Aachen (epd). Als Konsequenz aus einem Gutachten zu sexuellem Missbrauch durch Kleriker hat der Aachener Bischof Helmut Dieser eine umfassende Aufarbeitung und einen "Kulturwandel" in seinem Bistum versprochen. "Was wir in der Vergangenheit getan haben, war zu wenig, es war nicht angemessen", bekannte der Bischof am Montag in einer Online-Pressekonferenz. Dieser kündigte eine unabhängige Kommission mit Experten unter anderem aus Wissenschaft, Justiz und Verwaltung an. Zudem wolle das Bistum Betroffene ermutigen, einen unabhängigen Beirat zu bilden, "der uns auf Augenhöhe gegenübersteht", sagte er.
Seinen Vorgänger Heinrich Mussinghoff sowie den früheren Generalvikar Manfred von Holtum rief Dieser auf, ihre Verantwortung für die mangelnde Aufklärung sexueller Gewalt durch Kleriker in ihrer Amtszeit zu übernehmen. "Ich wünsche mir von den Verantwortlichen ein Zeichen der Reue", sagte der Bischof.
Generalvikar Andreas Frick sagte, Ziel der Aufarbeitung sei eine neue "Kultur der Achtsamkeit" im Bistum. Dieser betonte, die neue unabhängige Kommission solle die Aufklärung nach einheitlichen Kriterien und Standards voranbringen. Durch die Bildung eines Betroffenen-Beirats solle sichergestellt werden, dass die Perspektive der Opfer künftig miteinbezogen werde.

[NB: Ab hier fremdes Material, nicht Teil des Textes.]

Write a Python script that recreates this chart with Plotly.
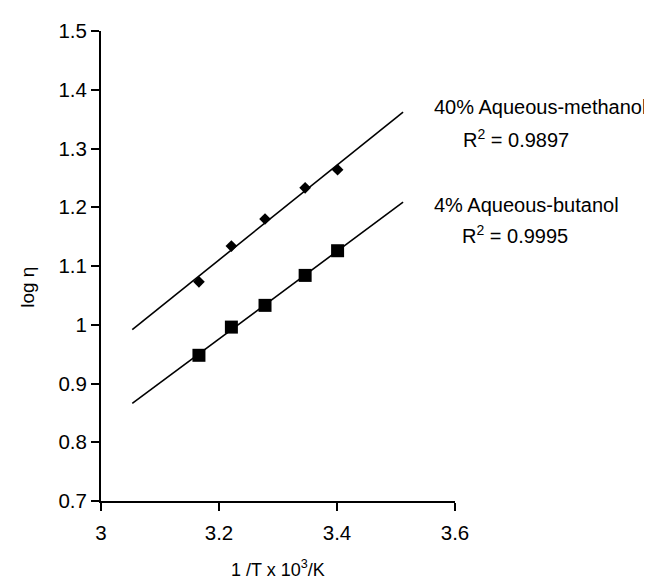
import numpy as np
import plotly.graph_objects as go

# Data
inv_T = [3.166, 3.221, 3.278, 3.346, 3.401]
log_eta_methanol = [1.073, 1.134, 1.180, 1.233, 1.264]
log_eta_butanol = [0.948, 0.996, 1.033, 1.084, 1.126]
fit_range = [3.053, 3.512]  # trendline extent

x_ticks = [3, 3.2, 3.4, 3.6]
x_ticktext = ["3", "3.2", "3.4", "3.6"]
y_ticks = [0.7, 0.8, 0.9, 1.0, 1.1, 1.2, 1.3, 1.4, 1.5]
y_ticktext = ["0.7", "0.8", "0.9", "1", "1.1", "1.2", "1.3", "1.4", "1.5"]

labels = ["40% Aqueous-methanol", "4% Aqueous-butanol"]
r2_text = ["R<sup>2</sup> = 0.9897", "R<sup>2</sup> = 0.9995"]

FONT = "Liberation Sans, Arial, Helvetica, sans-serif"
FS = 20

fig = go.Figure()

xf = np.array(fit_range)
for ys in (log_eta_methanol, log_eta_butanol):
    m, b = np.polyfit(inv_T, ys, 1)
    fig.add_trace(go.Scatter(x=xf, y=m * xf + b, mode="lines",
                             line=dict(color="black", width=1.6),
                             showlegend=False, hoverinfo="skip"))

fig.add_trace(go.Scatter(x=inv_T, y=log_eta_methanol, mode="markers",
                         marker=dict(symbol="diamond", size=9, color="black"),
                         showlegend=False))
fig.add_trace(go.Scatter(x=inv_T, y=log_eta_butanol, mode="markers",
                         marker=dict(symbol="square", size=13, color="black"),
                         showlegend=False))

ann = [
    dict(x=0.936, y=0.838, text=labels[0]),
    dict(x=1.016, y=0.772, text=r2_text[0]),
    dict(x=0.936, y=0.630, text=labels[1]),
    dict(x=1.013, y=0.566, text=r2_text[1]),
]
for a in ann:
    fig.add_annotation(xref="paper", yref="paper", xanchor="left", yanchor="middle",
                       showarrow=False, font=dict(size=FS, color="black", family=FONT), **a)

fig.add_annotation(xref="paper", yref="paper", x=-0.21, y=0.455, text="log η",
                   textangle=-90, showarrow=False, xanchor="center", yanchor="middle",
                   font=dict(size=19, color="black", family=FONT))
fig.add_annotation(xref="paper", yref="paper", x=0.5, y=-0.143,
                   text="1 /T x 10<sup>3</sup>/K", showarrow=False,
                   xanchor="center", yanchor="middle",
                   font=dict(size=18, color="black", family=FONT))

axis_common = dict(showgrid=False, zeroline=False, showline=True, linecolor="black",
                   linewidth=2, ticks="outside", ticklen=8, tickwidth=2, tickcolor="black",
                   tickfont=dict(size=20.5, color="black", family=FONT))

fig.update_xaxes(range=[3, 3.6], tickvals=x_ticks, ticktext=x_ticktext,
                 ticklabelstandoff=4, **axis_common)
fig.update_yaxes(range=[0.7, 1.5], tickvals=y_ticks, ticktext=y_ticktext, **axis_common)

fig.update_layout(width=652, height=580, plot_bgcolor="white", paper_bgcolor="white",
                  margin=dict(l=93, r=205, t=23, b=87), showlegend=False,
                  font=dict(family=FONT, color="black"))

fig.write_html("out.html")
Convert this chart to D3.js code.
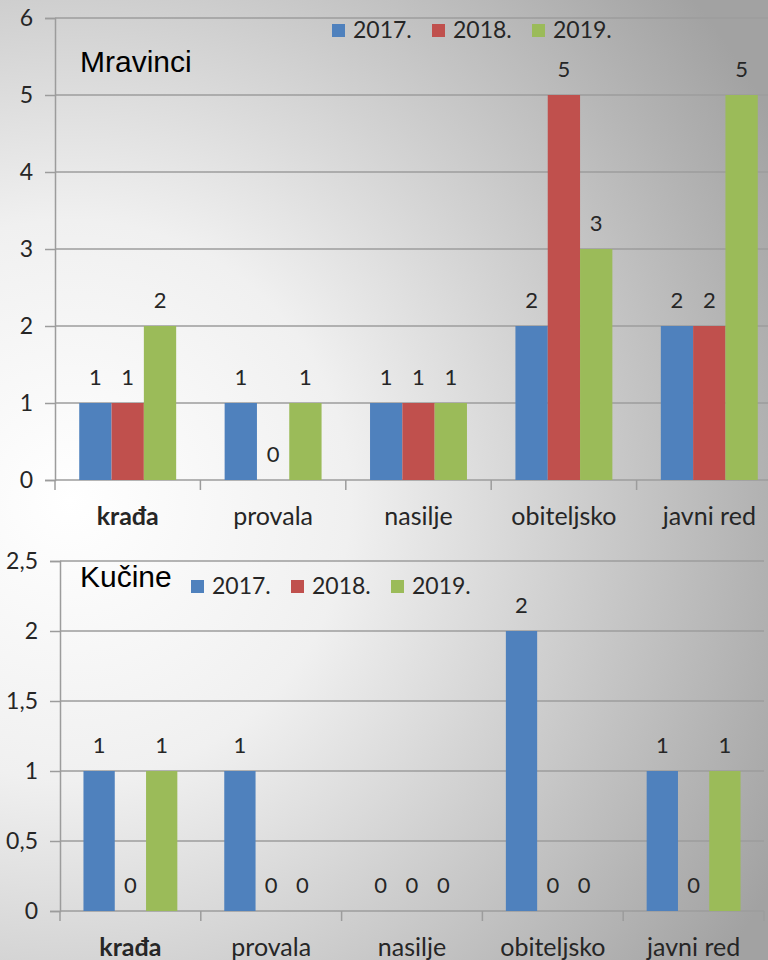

Der Bischof kündigte außerdem Entschädigungszahlungen an Opfer sexuellen Missbrauchs durch Kleriker an, die am 1. Januar starten sollen. Dazu wolle das Bistum auf Betroffene zugehen. Die Entschädigungen sollten nicht aus Kirchensteuermitteln gezahlt werden, sondern durch Verzicht "im System" aufgebracht werden. Darüber hinaus sollten Täter und Verantwortliche an den Zahlungen beteiligt werden. Dazu werde es einen solidarischen Fonds geben, in den "noch heute lebende Bischöfe und Priester" einzahlen sollten.
In dem am Freitag veröffentlichten Gutachten der Münchener Kanzlei Westpfahl Spilker Wastl ist die Rede von mindestens 175 Fälle sexuellen Missbrauchs von Kindern und Jugendlichen durch insgesamt 81 Kleriker seit 1965. Die Gutachter, die im Auftrag des Bistums arbeiteten, warfen den jeweiligen Kirchenleitungen vor, die Täter geschützt, die Opfer hingegen ignoriert zu haben. Als einzige noch lebende Verantwortliche benannten sie den früheren Bischof Mussinghoff und dessen Generalvikar von Holtum, die beide bis 2015 im Amt waren.
Dieser sagte, er hoffe bei den Verantwortlichen auf Selbstreflexion: "Ich möchte einen gewissen Druck aufrechterhalten, dass sie sich zu ihrer persönlichen Verantwortung bekennen." Das könnte vor allem den Opfern helfen. Er habe in einem persönlichen Gespräch versucht, bei seinem Vorgänger Mussinghoff, ein "anderes Denken anzustoßen", und ihm geraten, auf angedrohte juristische Schritte gegen das Gutachten zu verzichten, sagte der Bischof. Es gehe ihm nicht um Stigmatisierung. Das Gutachten bewerte nicht die Lebensleistung Mussinghoffs und von Holtums, sondern ihren Umgang mit dem Thema sexueller Missbrauch.
Er wolle sich künftig für einen Kulturwandel im Bistum einsetzen, kündigte Dieser an. Bei dem fehlerhaften Umgang mit den Missbrauchsfällen habe es sich laut Gutachten um ein systemisches Versagen gehandelt. Deshalb müssten auch "systemische Konsequenzen" gezogen werden. Die Gutachter hatten unter anderem Klerikalismus als Ursache für "unverdiente Milde" gegenüber den Tätern verantwortlich gemacht. Priester dürften nicht als privilegierter Stand angesehen werden, sagte Dieser: "Weihe und geistliches Amt schützen nicht vor Haftung und Ahndung."
Der Bischof rief Betroffene auf, sich zu melden. "Ich bitte Sie: Helfen Sie uns, Missbrauch und sexualisierte Gewalt durch Kleriker unseres Bistums aufzudecken." Unter www.missbrauch-melden.de können Betroffene sexualisierter Gewalt dem Bistum erlittene Übergriffe mitteilen, auf Wunsch auch anonym. Geschultes Personal werde daraufhin unabhängige Verfahren einleiten und die Betroffenen unterstützen, hieß es.